> [PROBLEM TO WORK ON]
Lines that hold the string "script" are to be counted; give only their number.

> [EXERCISE INPUT]
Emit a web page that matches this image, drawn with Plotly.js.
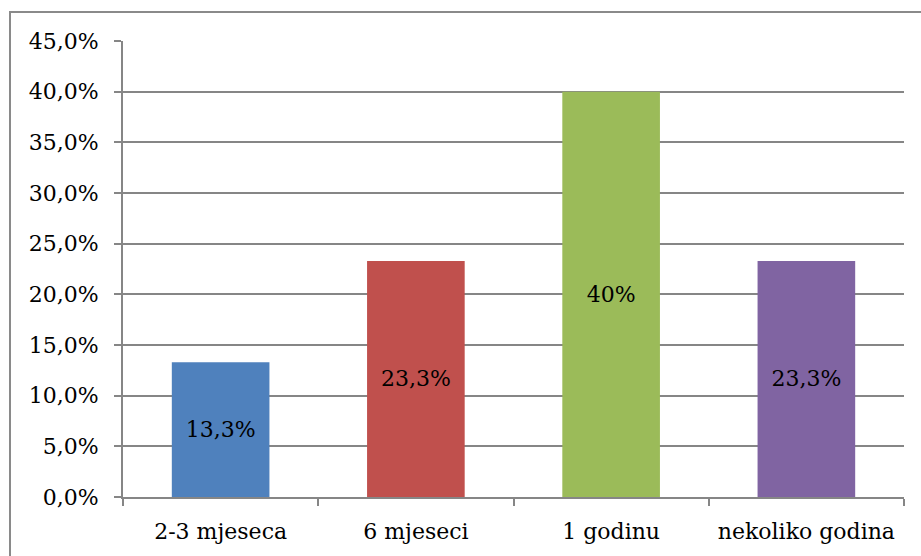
<!DOCTYPE html>
<html><head><meta charset="utf-8">
<script src="https://cdn.plot.ly/plotly-3.0.1.min.js"></script>
<style>
html,body{margin:0;padding:0;background:#fff;overflow:hidden}
#wrap{position:relative;width:921px;height:556px}
#chart{width:921px;height:556px}
#frame{position:absolute;left:9px;top:11px;width:920px;height:600px;border:2px solid #8a8a8a;box-sizing:border-box;pointer-events:none}
</style></head>
<body><div id="wrap"><div id="chart"></div><div id="frame"></div></div>
<script>
const categories = ["2-3 mjeseca", "6 mjeseci", "1 godinu", "nekoliko godina"];
const values = [13.3, 23.3, 40, 23.3];
const labels = ["13,3%", "23,3%", "40%", "23,3%"];
const colors = ["#4F81BD", "#C0504D", "#9BBB59", "#8064A2"];
const yTicks = [0, 5, 10, 15, 20, 25, 30, 35, 40, 45];
const yTickText = ["0,0%", "5,0%", "10,0%", "15,0%", "20,0%", "25,0%", "30,0%", "35,0%", "40,0%", "45,0%"];

const font = {family: "'DejaVu Serif', 'Liberation Serif', serif", size: 22, color: "#000"};
Plotly.newPlot("chart", [{
  type: "bar", x: categories, y: values, text: labels,
  textposition: "inside", insidetextanchor: "middle", constraintext: "none",
  textfont: {family: font.family, size: 22, color: "#000"},
  insidetextfont: {family: font.family, size: 22, color: "#000"},
  marker: {color: colors}, hoverinfo: "none", showlegend: false
}], {
  width: 921, height: 556,
  margin: {l: 123, r: 17, t: 41, b: 59},
  paper_bgcolor: "#fff", plot_bgcolor: "#fff",
  bargap: 0.5,
  font: font,
  xaxis: {type: "category", showline: true, linecolor: "#868686", linewidth: 2,
    ticks: "outside", tickson: "boundaries", ticklen: 7, tickcolor: "#868686", tickwidth: 2,
    showgrid: false, tickfont: font, ticklabelstandoff: 14},
  yaxis: {range: [0, 45], tickmode: "array", tickvals: yTicks, ticktext: yTickText,
    showline: true, linecolor: "#868686", linewidth: 2, ticks: "outside", ticklen: 7,
    tickcolor: "#868686", tickwidth: 2, showgrid: true, gridcolor: "#868686", gridwidth: 2,
    zeroline: false, tickfont: font, ticklabelstandoff: 11}
}, {staticPlot: true, displayModeBar: false});
</script></body></html>
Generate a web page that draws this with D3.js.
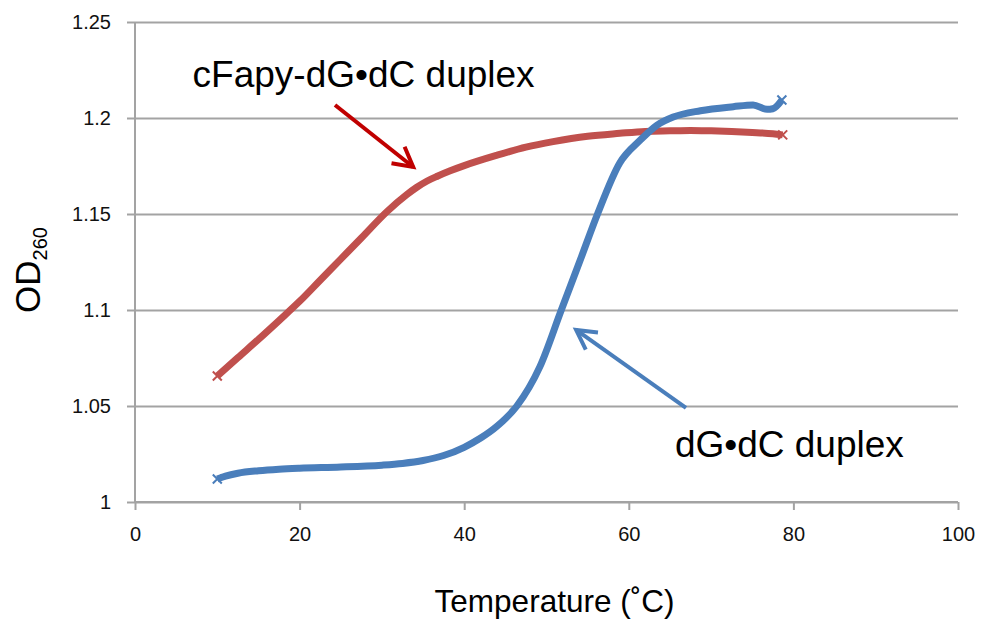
<!DOCTYPE html>
<html>
<head>
<meta charset="utf-8">
<script src="https://cdn.jsdelivr.net/npm/d3@7/dist/d3.min.js"></script>
<style>
  html, body { margin: 0; padding: 0; background: #fff; }
  svg { display: block; }
  text { font-family: "Liberation Sans", Arial, sans-serif; }
</style>
</head>
<body>
<svg id="chart" width="983" height="619"></svg>
<script>
// ---- data ----
const xTicks = [0, 20, 40, 60, 80, 100];
const yTicks = [1, 1.05, 1.1, 1.15, 1.2, 1.25];
const yTickLabels = ["1", "1.05", "1.1", "1.15", "1.2", "1.25"];

const cfapyTemp = [10, 12.5, 15, 17.5, 20, 22.5, 25, 27.5, 30.6, 33, 34.2, 35.5, 36.8, 38.3, 40, 43.9, 47.5, 50.8, 55, 58.9, 62, 65, 67.5, 70, 72.5, 75, 77.5, 78.7];
const cfapyOD   = [1.0656, 1.0752, 1.0847, 1.0945, 1.1045, 1.1155, 1.1265, 1.1375, 1.1512, 1.16, 1.1638, 1.1672, 1.1698, 1.1725, 1.1752, 1.1805, 1.1848, 1.1877, 1.1905, 1.192, 1.193, 1.1933, 1.1935, 1.1933, 1.193, 1.1925, 1.1918, 1.1912];

const dgdcTemp = [10, 11, 12.5, 15, 17.5, 20, 25, 30, 32.5, 35, 37.5, 40, 42, 44, 46.4, 49.2, 51.8, 54.1, 56.2, 58.9, 61.4, 63.4, 65.4, 68.7, 72.7, 75.1, 76.8, 77.5, 78.6];
const dgdcOD   = [1.012, 1.0135, 1.015, 1.0163, 1.0171, 1.0176, 1.0182, 1.0192, 1.0201, 1.0216, 1.0242, 1.0285, 1.0333, 1.0395, 1.05, 1.0705, 1.1, 1.126, 1.15, 1.1766, 1.1885, 1.1962, 1.2005, 1.2038, 1.2059, 1.2068, 1.2045, 1.2048, 1.2094];

const seriesNames = ["cFapy-dG•dC duplex", "dG•dC duplex"];
// annotation arrows in data units: [tailT, tailOD, tipT, tipOD]
const redArrow  = [24.3, 1.2068, 33.8, 1.1745];
const blueArrow = [66.95, 1.049, 53.6, 1.0896];
// label anchors in data units
const redLabel  = [7.0, 1.2161];
const blueLabel = [65.6, 1.0235];

const xTitle = "Temperature (˚C)";
const yTitleMain = "OD";
const yTitleSub = "260";

// ---- drawing ----
const svg = d3.select("#chart");
const x = d3.scaleLinear().domain([0, 100]).range([135, 958]);
const y = d3.scaleLinear().domain([1, 1.25]).range([502, 22]);

const gridColor = "#a3a3a3";

// gridlines
svg.append("g")
  .attr("transform", `translate(${x(0)},0)`)
  .call(d3.axisLeft(y).tickValues(yTicks).tickSize(-(x(100) - x(0))).tickFormat(""))
  .call(g => g.select(".domain").remove())
  .call(g => g.selectAll("line").attr("stroke", gridColor).attr("stroke-width", 2));

// y axis
const yAxis = svg.append("g")
  .attr("transform", `translate(${x(0)},0)`)
  .call(d3.axisLeft(y).tickValues(yTicks).tickSize(8).tickPadding(16)
    .tickFormat((d, i) => yTickLabels[i]));
yAxis.select(".domain").attr("stroke", gridColor).attr("stroke-width", 2).attr("d", `M0,${y(1.25)}V${y(1)}`);
yAxis.selectAll("line").attr("stroke", gridColor).attr("stroke-width", 2);
yAxis.selectAll("text").attr("font-size", 20).attr("fill", "#111");

// x axis
const xAxis = svg.append("g")
  .attr("transform", `translate(0,${y(1)})`)
  .call(d3.axisBottom(x).tickValues(xTicks).tickSize(8).tickPadding(17).tickFormat(d3.format("d")));
xAxis.select(".domain").attr("stroke", gridColor).attr("stroke-width", 2).attr("d", `M${x(0)},0H${x(100)}`);
xAxis.selectAll("line").attr("stroke", gridColor).attr("stroke-width", 2);
xAxis.selectAll("text").attr("font-size", 20).attr("fill", "#111");

// series
const line = d3.line().x(d => x(d[0])).y(d => y(d[1])).curve(d3.curveMonotoneX);
const redData = cfapyTemp.map((t, i) => [t, cfapyOD[i]]);
const blueData = dgdcTemp.map((t, i) => [t, dgdcOD[i]]);

function drawSeries(data, color) {
  svg.append("path").datum(data)
    .attr("fill", "none").attr("stroke", color).attr("stroke-width", 7)
    .attr("stroke-linejoin", "round").attr("d", line);
  const s = 4.5;
  const ends = [data[0], data[data.length - 1]];
  svg.append("g").selectAll("path").data(ends).join("path")
    .attr("d", d => {
      const cx = x(d[0]), cy = y(d[1]);
      return `M${cx - s},${cy - s}L${cx + s},${cy + s}M${cx - s},${cy + s}L${cx + s},${cy - s}`;
    })
    .attr("stroke", color).attr("stroke-width", 2).attr("fill", "none");
}
drawSeries(redData, "#c0504d");
drawSeries(blueData, "#4a7ebb");

// arrows
function drawArrow(a, color, width, headLen) {
  const x1 = x(a[0]), y1 = y(a[1]), x2 = x(a[2]), y2 = y(a[3]);
  const ang = Math.atan2(y2 - y1, x2 - x1);
  const spread = 0.5;
  const hx1 = x2 - headLen * Math.cos(ang - spread), hy1 = y2 - headLen * Math.sin(ang - spread);
  const hx2 = x2 - headLen * Math.cos(ang + spread), hy2 = y2 - headLen * Math.sin(ang + spread);
  svg.append("path")
    .attr("d", `M${x1},${y1}L${x2},${y2}`)
    .attr("stroke", color).attr("stroke-width", width).attr("fill", "none");
  svg.append("path")
    .attr("d", `M${hx1},${hy1}L${x2},${y2}L${hx2},${hy2}`)
    .attr("stroke", color).attr("stroke-width", width).attr("fill", "none")
    .attr("stroke-linejoin", "miter");
}
drawArrow(redArrow, "#c00000", 4, 22);
drawArrow(blueArrow, "#4a7ebb", 4, 22);

// labels
svg.append("text").attr("x", x(redLabel[0])).attr("y", y(redLabel[1]))
  .attr("font-size", 37).attr("fill", "#000").text(seriesNames[0]);
svg.append("text").attr("x", x(blueLabel[0])).attr("y", y(blueLabel[1]))
  .attr("font-size", 37).attr("fill", "#000").text(seriesNames[1]);

// axis titles
svg.append("text").attr("x", (x(0) + x(100)) / 2 + 8).attr("y", 612)
  .attr("text-anchor", "middle").attr("font-size", 31.5).attr("fill", "#000").text(xTitle);

const yt = svg.append("text")
  .attr("transform", "translate(40,270) rotate(-90)")
  .attr("text-anchor", "middle").attr("font-size", 35).attr("fill", "#000");
yt.append("tspan").text(yTitleMain);
yt.append("tspan").attr("font-size", 20).attr("dy", 7).text(yTitleSub);
</script>
</body>
</html>
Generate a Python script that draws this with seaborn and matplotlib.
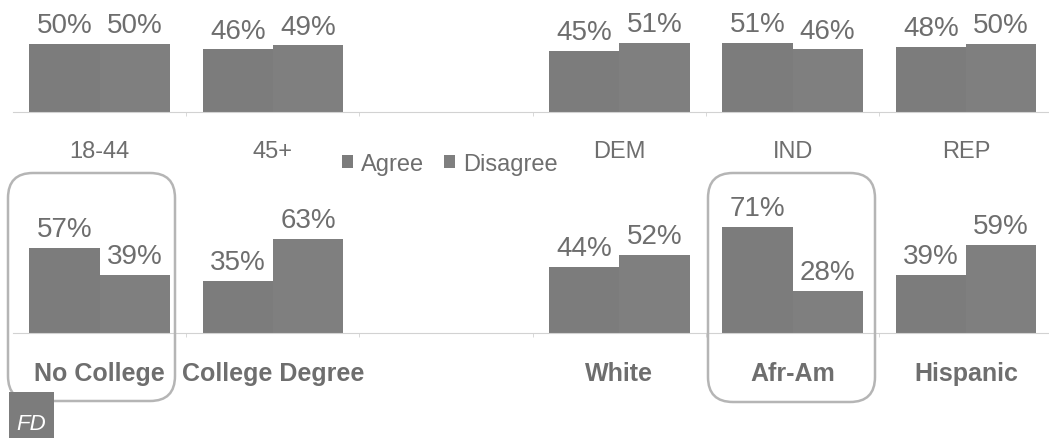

> [TASK RESPONSE]
7